Steel dumpers beware: The U.S. government may start imposing tariffs of up to 118 percent.
The U.S. Department of Commerce ruled Friday that it found significant steel dumping of oil country tubular goods, or metal for oil and gas pipelines, by South Korea and eight other countries, proposing duties that range between 2.05 percent and 118.32 percent. The International Trade Commission is expected to decide in August whether to crack down on cheap imports that U.S. Steel has blamed for the closure of two facilities in Texas and Pennsylvania.
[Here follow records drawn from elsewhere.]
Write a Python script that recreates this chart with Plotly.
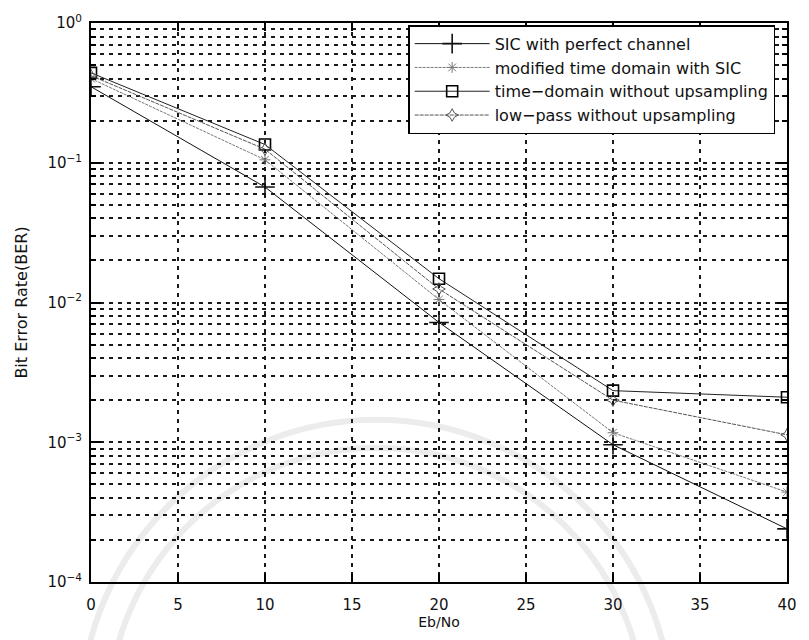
import plotly.graph_objects as go

# Eb/No sample points (dB)
ebno = [0, 10, 20, 30, 40]

# Bit error rate for each receiver
ber_sic_perfect = [0.35, 0.067, 0.0072, 0.00096, 0.00024]
ber_modified_td_sic = [0.40, 0.105, 0.0105, 0.00117, 0.00044]
ber_td_no_upsampling = [0.44, 0.135, 0.0148, 0.00234, 0.0021]
ber_lowpass_no_upsampling = [0.42, 0.125, 0.0125, 0.0020, 0.00113]

series_names = [
    "SIC with perfect channel",
    "modified time domain with SIC",
    "time\u2212domain without upsampling",
    "low\u2212pass without upsampling",
]

x_ticks = [0, 5, 10, 15, 20, 25, 30, 35, 40]
y_ticks = [1e-4, 1e-3, 1e-2, 1e-1, 1e0]
y_tick_text = ["10<sup>\u22124</sup>", "10<sup>\u22123</sup>", "10<sup>\u22122</sup>",
               "10<sup>\u22121</sup>", "10<sup>0</sup>"]
y_minor = [m * 10.0 ** k for k in range(-4, 0) for m in range(2, 10)]

FONT = "DejaVu Sans, Liberation Sans, Arial, sans-serif"
GRID = "#1a1a1a"
DASH = "4px,5px"

W, H = 809, 640
ML, MR, MT, MB = 91, 13, 23, 55
PW, PH = W - ML - MR, H - MT - MB


def px_to_paper(px, py):
    return (px - ML) / PW, (H - MB - py) / PH


fig = go.Figure()

fig.add_trace(go.Scatter(
    x=ebno, y=ber_sic_perfect, name=series_names[0], mode="lines+markers",
    line=dict(color="#111111", width=1),
    marker=dict(symbol="cross-thin-open", size=14, line=dict(color="#000000", width=1.6)),
))
fig.add_trace(go.Scatter(
    x=ebno, y=ber_modified_td_sic, name=series_names[1], mode="lines+markers",
    line=dict(color="#777777", width=1, dash="3px,1px"),
    marker=dict(symbol="asterisk-open", size=9, line=dict(color="#666666", width=1)),
))
fig.add_trace(go.Scatter(
    x=ebno, y=ber_td_no_upsampling, name=series_names[2], mode="lines+markers",
    line=dict(color="#222222", width=1),
    marker=dict(symbol="square-open", size=11, color="#000000", line=dict(color="#000000", width=1.6)),
))
fig.add_trace(go.Scatter(
    x=ebno, y=ber_lowpass_no_upsampling, name=series_names[3], mode="lines+markers",
    line=dict(color="#555555", width=1, dash="4px,1px"),
    marker=dict(symbol="star-diamond-open", size=9, line=dict(color="#666666", width=1)),
))

# faint seal rings printed behind the plot
shapes = []
for r in (300, 272):
    x0, y1 = px_to_paper(380 - r, 722 - r)
    x1, y0 = px_to_paper(380 + r, 722 + r)
    shapes.append(dict(type="circle", xref="paper", yref="paper",
                       x0=x0, x1=x1, y0=y0, y1=y1, layer="below",
                       line=dict(color="#ececec", width=6)))

fig.update_layout(
    width=W, height=H,
    margin=dict(l=ML, r=MR, t=MT, b=MB),
    paper_bgcolor="white", plot_bgcolor="rgba(0,0,0,0)",
    font=dict(family=FONT, size=14, color="#111111"),
    showlegend=True,
    shapes=shapes,
    legend=dict(
        x=0.983, y=0.996, xanchor="right", yanchor="top",
        bgcolor="white", bordercolor="#000000", borderwidth=1.5,
        font=dict(family=FONT, size=16, color="#111111"),
        tracegroupgap=0, itemwidth=75,
    ),
)

fig.update_xaxes(
    range=[0, 40], tickvals=x_ticks, ticktext=[str(v) for v in x_ticks],
    ticks="inside", ticklen=8, tickwidth=1.5, tickcolor="#000000",
    showline=True, linecolor="#000000", linewidth=2, mirror="ticks",
    showgrid=True, gridcolor=GRID, gridwidth=1.5, griddash=DASH,
    zeroline=False, ticklabelstandoff=8,
    title=dict(text="Eb/No", font=dict(family=FONT, size=14), standoff=4),
    tickfont=dict(family=FONT, size=15),
)

fig.update_yaxes(
    type="log", range=[-4, 0], tickvals=y_ticks, ticktext=y_tick_text,
    ticks="inside", ticklen=10, tickwidth=1.5, tickcolor="#000000",
    showline=True, linecolor="#000000", linewidth=2, mirror="ticks",
    showgrid=True, gridcolor=GRID, gridwidth=1.5, griddash=DASH,
    zeroline=False, ticklabelstandoff=4,
    minor=dict(tickvals=y_minor, ticks="inside", ticklen=5, tickcolor="#000000",
               showgrid=True, gridcolor=GRID, gridwidth=1.5, griddash=DASH),
    title=dict(text="Bit Error Rate(BER)", font=dict(family=FONT, size=16), standoff=16),
    tickfont=dict(family=FONT, size=15),
)

fig.write_html("out.html")
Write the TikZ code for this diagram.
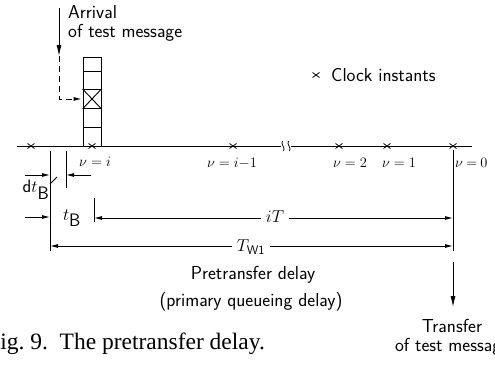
\documentclass[tikz,border=0pt]{standalone}
\usepackage{fontspec}
\newfontfamily\capfont{Liberation Serif}
\usetikzlibrary{arrows.meta}
\tikzset{
  ln/.style={line width=0.9pt},
  tip/.style={-{Latex[length=8pt,width=4pt]}},
  bigtip/.style={-{Latex[length=11pt,width=5pt]}},
  dsh/.style={line width=0.9pt, dash pattern=on 6pt off 4pt},
  cellbox/.style={draw, line width=0.9pt, minimum width=18pt, inner sep=0pt, anchor=north},
  lbl/.style={font=\sffamily\fontsize{18.8}{19}\selectfont, inner sep=0pt},
  mlbl/.style={font=\fontsize{15.5}{18}\selectfont, inner sep=0pt},
  dlbl/.style={font=\fontsize{18}{20}\selectfont, inner sep=0pt},
  xm/.pic={\draw[line width=0.8pt] (-3.5,-2.5)--(3.5,2.5) (-3.5,2.5)--(3.5,-2.5);}
}
\begin{document}
\begin{tikzpicture}[x=1pt,y=-1pt]
\useasboundingbox (0,0) rectangle (495,364);
% timeline
\coordinate (tl0) at (17,146);
\coordinate (br1) at (281,146);
\coordinate (br2) at (291,146);
\coordinate (tl1) at (472,146);
\draw[ln] (tl0) -- (br1);
\draw[ln] (br2) -- (tl1);
\draw[line width=0.8pt] (282.5,141) .. controls (280,144) and (286,148) .. (283.5,151);
\draw[line width=0.8pt] (288.5,141) .. controls (286,144) and (292,148) .. (289.5,151);
% queue
\node[cellbox, minimum height=14pt] (q1) at (92,57) {};
\node[cellbox, minimum height=18pt] (q2) at (92,71) {};
\node[cellbox, minimum height=19pt] (q3) at (92,89) {};
\node[cellbox, minimum height=19pt] (q4) at (92,108) {};
\node[cellbox, minimum height=19pt] (q5) at (92,127) {};
\draw[ln] (q3.north west) -- (q3.south east) (q3.north east) -- (q3.south west);
% clock instants
\foreach \cx in {31,92,233,339,387,453} \pic at (\cx,146) {xm};
% arrival
\coordinate (arrTop) at (59,8);
\coordinate (arrTip) at (59,56);
\draw[ln, bigtip] (arrTop) -- (arrTip);
\draw[dsh, tip] (arrTip) |- ([xshift=-1pt]q3.west);
\node[lbl, align=left, anchor=north west] (arrival) at (68,5) {Arrival\\of test message};
% legend
\pic at (316,75) {xm};
\node[lbl, anchor=west] (legend) at (331,75) {Clock instants};
% nu labels
\node[mlbl] (n1) at (95,162) {$\nu = i$};
\node[mlbl] (n2) at (232,163) {$\nu = i{-}1$};
\node[mlbl] (n3) at (350,163) {$\nu = 2$};
\node[mlbl] (n4) at (399,163) {$\nu = 1$};
\node[mlbl, anchor=west] (n5) at (455,163) {$\nu\mskip4mu{=}\mskip4mu0$};
% dimension verticals
\coordinate (v1t) at (50,151); \coordinate (v1b) at (50,251);
\coordinate (v2t) at (66,151); \coordinate (v2b) at (66,188);
\coordinate (v3t) at (94,198); \coordinate (v3b) at (94,222);
\coordinate (v4t) at (453,150); \coordinate (v4b) at (453,251);
\draw[ln] (v1t) -- (v1b);
\draw[ln] (v2t) -- (v2b);
\draw[ln] (v3t) -- (v3b);
\draw[ln] (v4t) -- (v4b);
% dt_B
\coordinate (d1s) at (25,175); \coordinate (d1e) at (50,175);
\coordinate (d2s) at (91,175); \coordinate (d2e) at (66,175);
\draw[ln, tip] (d1s) -- (d1e);
\draw[ln, tip] (d2s) -- (d2e);
\node[dlbl] (dtb) at (36,190) {\textsf{d}$t_{\textsf{B}}$};
\coordinate (ld1) at (50,184); \coordinate (ld2) at (57,177);
\draw[line width=0.8pt] (ld1) -- (ld2);
% t_B
\coordinate (t1s) at (25,217); \coordinate (t1e) at (50,217);
\draw[ln, tip] (t1s) -- (t1e);
\node[dlbl] (tb) at (72,218) {$t_{\textsf{B}}$};
% iT
\coordinate (iTl) at (94,218); \coordinate (iTr) at (453,218);
\draw[ln, {Latex[length=8pt,width=4pt]}-{Latex[length=8pt,width=4pt]}] (iTl) -- (iTr);
\node[dlbl, fill=white, inner xsep=5pt, inner ysep=2pt] (iT) at (275,217) {$iT$};
% T_W1
\coordinate (twl) at (50,246); \coordinate (twr) at (453,246);
\draw[ln, {Latex[length=8pt,width=4pt]}-{Latex[length=8pt,width=4pt]}] (twl) -- (twr);
\node[dlbl, fill=white, inner xsep=5pt, inner ysep=2pt] (tw) at (251,247) {$T_{\mathsf{W1}}$};
% pretransfer text
\node[lbl] (pt1) at (253,275) {Pretransfer delay};
\node[lbl] (pt2) at (251,302) {(primary queueing delay)};
% transfer arrow
\coordinate (trs) at (453,262); \coordinate (tre) at (453,307);
\draw[ln, bigtip] (trs) -- (tre);
\node[lbl, align=center, anchor=north] (transfer) at (452,319) {Transfer\\of test message};
% caption
\node[font=\capfont\fontsize{23.5}{26}\selectfont, anchor=base west, inner sep=0pt] (cap) at (-13,349) {Fig.\ 9.\ \ The pretransfer delay.};
\end{tikzpicture}
\end{document}
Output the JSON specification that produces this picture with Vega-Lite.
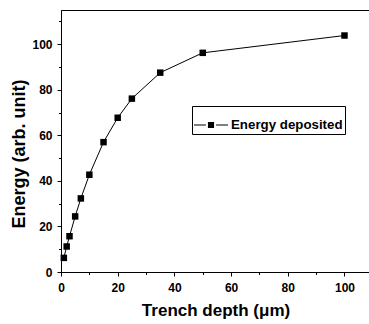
{
  "$schema": "https://vega.github.io/schema/vega-lite/v6.json",
  "width": 309,
  "height": 262,
  "autosize": {"type": "none"},
  "padding": {"left": 61, "top": 10, "right": 0, "bottom": 52},
  "background": "white",
  "config": {
    "view": {"stroke": "black", "strokeWidth": 1},
    "font": "Liberation Sans",
    "axis": {
      "grid": false,
      "domainColor": "black",
      "tickColor": "black",
      "labelColor": "black",
      "titleColor": "black",
      "labelFont": "Liberation Sans",
      "titleFont": "Liberation Sans",
      "labelFontWeight": "bold",
      "titleFontWeight": "bold",
      "labelFontSize": 12,
      "labelFlush": false,
      "labelOverlap": false
    }
  },
  "data": {
    "values": [
      {"depth": 1, "energy": 6.2, "series": "Energy deposited"},
      {"depth": 2, "energy": 11.2, "series": "Energy deposited"},
      {"depth": 3, "energy": 15.7, "series": "Energy deposited"},
      {"depth": 5, "energy": 24.4, "series": "Energy deposited"},
      {"depth": 7, "energy": 32.3, "series": "Energy deposited"},
      {"depth": 10, "energy": 42.7, "series": "Energy deposited"},
      {"depth": 15, "energy": 57.0, "series": "Energy deposited"},
      {"depth": 20, "energy": 67.7, "series": "Energy deposited"},
      {"depth": 25, "energy": 76.1, "series": "Energy deposited"},
      {"depth": 35, "energy": 87.5, "series": "Energy deposited"},
      {"depth": 50, "energy": 96.2, "series": "Energy deposited"},
      {"depth": 100, "energy": 103.8, "series": "Energy deposited"}
    ]
  },
  "layer": [
    {
      "mark": {"type": "line", "color": "black", "strokeWidth": 1},
      "encoding": {
        "x": {
          "field": "depth", "type": "quantitative",
          "scale": {"domain": [0, 109], "nice": false, "zero": false},
          "axis": {
            "orient": "bottom",
            "values": [0, 20, 40, 60, 80, 100],
            "tickSize": 4,
            "labelPadding": 6,
            "title": "Trench depth (μm)",
            "titleFontSize": 17,
            "titlePadding": 9
          }
        },
        "y": {
          "field": "energy", "type": "quantitative",
          "scale": {"domain": [0, 115], "nice": false},
          "axis": {
            "orient": "left",
            "values": [0, 20, 40, 60, 80, 100],
            "tickSize": 4,
            "labelPadding": 5,
            "title": "Energy (arb. unit)",
            "titleFontSize": 18,
            "titleAngle": -90,
            "titleBaseline": "alphabetic",
            "titleAlign": "center",
            "titleX": -37,
            "titleY": 143.5
          }
        }
      }
    },
    {
      "mark": {"type": "point", "filled": true, "shape": "square", "size": 42, "opacity": 1},
      "encoding": {
        "x": {
          "field": "depth", "type": "quantitative",
          "axis": {
            "orient": "bottom",
            "values": [10, 30, 50, 70, 90],
            "tickSize": 2.5,
            "labels": false,
            "domain": false,
            "title": null
          }
        },
        "y": {
          "field": "energy", "type": "quantitative",
          "axis": {
            "orient": "left",
            "values": [10, 30, 50, 70, 90, 110],
            "tickSize": 2.5,
            "labels": false,
            "domain": false,
            "title": null
          }
        },
        "color": {
          "field": "series", "type": "nominal",
          "scale": {"range": ["black"]},
          "legend": {
            "title": null,
            "orient": "none",
            "legendX": 131,
            "legendY": 96,
            "strokeColor": "black",
            "fillColor": "white",
            "padding": 2,
            "symbolType": "M-1,-0.03H-0.3V0.03H-1Z M0.3,-0.03H1V0.03H0.3Z M-0.18,-0.18H0.18V0.18H-0.18Z",
            "symbolSize": 1156,
            "symbolStrokeWidth": 0,
            "symbolFillColor": "black",
            "symbolOpacity": 1,
            "labelFont": "Liberation Sans",
            "labelFontSize": 13.3,
            "labelFontWeight": "bold",
            "labelColor": "black",
            "labelOffset": 3
          }
        }
      }
    }
  ],
  "resolve": {"axis": {"x": "independent", "y": "independent"}}
}
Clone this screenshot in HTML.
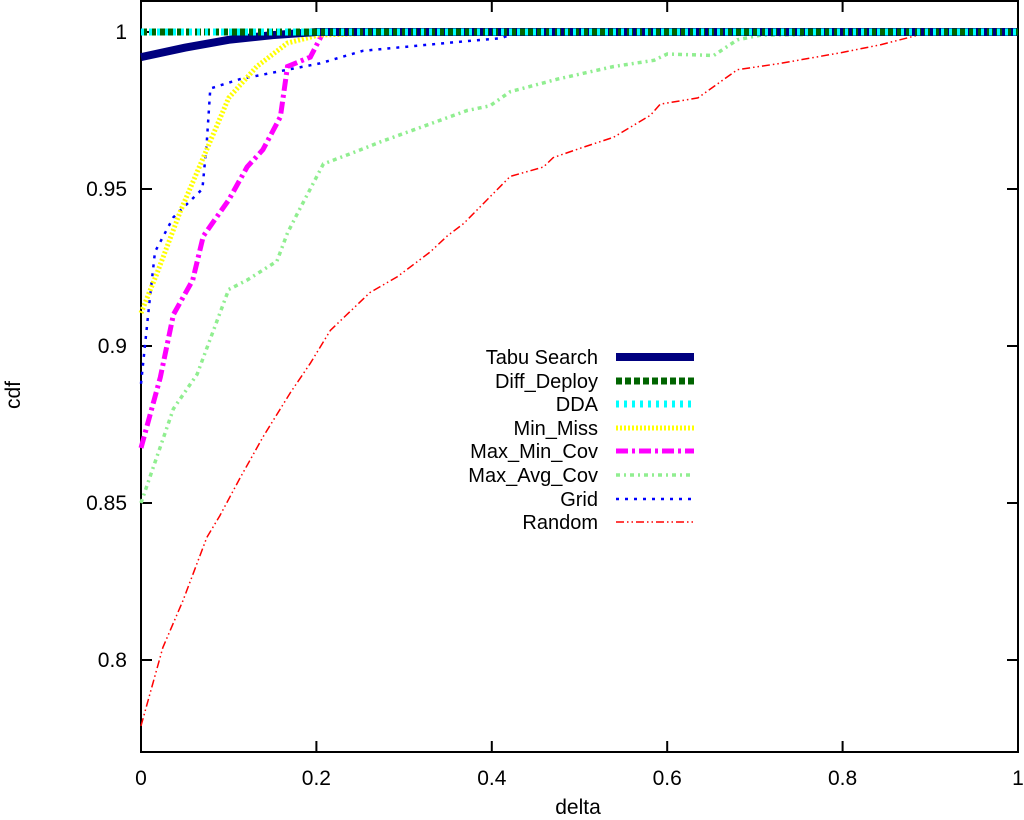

"The Department of Commerce's intensive investigation and final decision shows that the dumping of OCTG transpired through unfair methods and market distorting pricing which caused material harm to the American market," said U.S. Steel CEO Mario Longhi. "As a result of rising imports, United States Steel has suffered mightily – orders have been reduced, mills have been idled and jobs have been lost.
"Our only recourse against such actions was with the U.S. Department of Commerce and their ability to support the rule of law and create a level playing field for American manufacturing," he said. "We applaud their decision to prevent further gamesmanship of our laws and to secure our nation’s economy."
The ruling potentially could have a big impact on Northwest Indiana mills, since roughly about a third of the flat-rolled steel made in the region ends up being used to make pipelines for the oil and natural gas industries, said Tamara Browne, director of government affairs for Schagrin Associates, a Washington, D.C.-based law firm that prosecuted the trade case. Oil tube manufacturer Tejas Tubular Products, one of the companies to petition the federal government for trade relief, plans to open a $12.1 million well casings plant in New Carlisle in August.
Pipe manufacturers and steelmakers filed a case last year contending foreign competitors in India, South Korea, Vietnam, Thailand, Taiwan, the Philippines, Turkey, Ukraine, and Saudi Arabia dumped steel for less than what they could sell it for in their own countries. The tariffs the U.S. Department of Commerce is proposing would offset any cost advantage they would gain by selling steel below cost in the United States.
"I am pleased that the U.S. Department of Commerce has taken positive action to identify that South Korea and the other countries involved in this case are dumping their steel products in our country," U.S. Rep. Pete Visclosky, D-Ind., said. "Steelworkers are under attack every day from illegal trade, and I will continue to fight every day for a level playing field."
Visclosky and other members of Congress will testify before the International Trade Commission on Tuesday, but a final injury determination likely will not come until August.
Steelmakers and the United Steelworkers union have been campaigning for months for a crackdown on the dumping, staging rallies across the country and getting more than 210 federal lawmakers to petition for a full investigation into whether the low-cost imports violated international trade rules.
Initially, the U.S. Department of Commerce had failed to propose tariffs on imports from South Korea, which has no domestic market for metal pipeline products.
"Today is a good day for America’s steelworkers and OCTG producers, and also a good day for the U.S. economy," said Scott Paul, president for the Alliance for American Manufacturing. "The outpouring of bipartisan support from Congress and the thousands of workers who took the time to make their voices heard underscored the importance of this decision. We hope the International Trade Commission will come to the same, fact-based conclusion."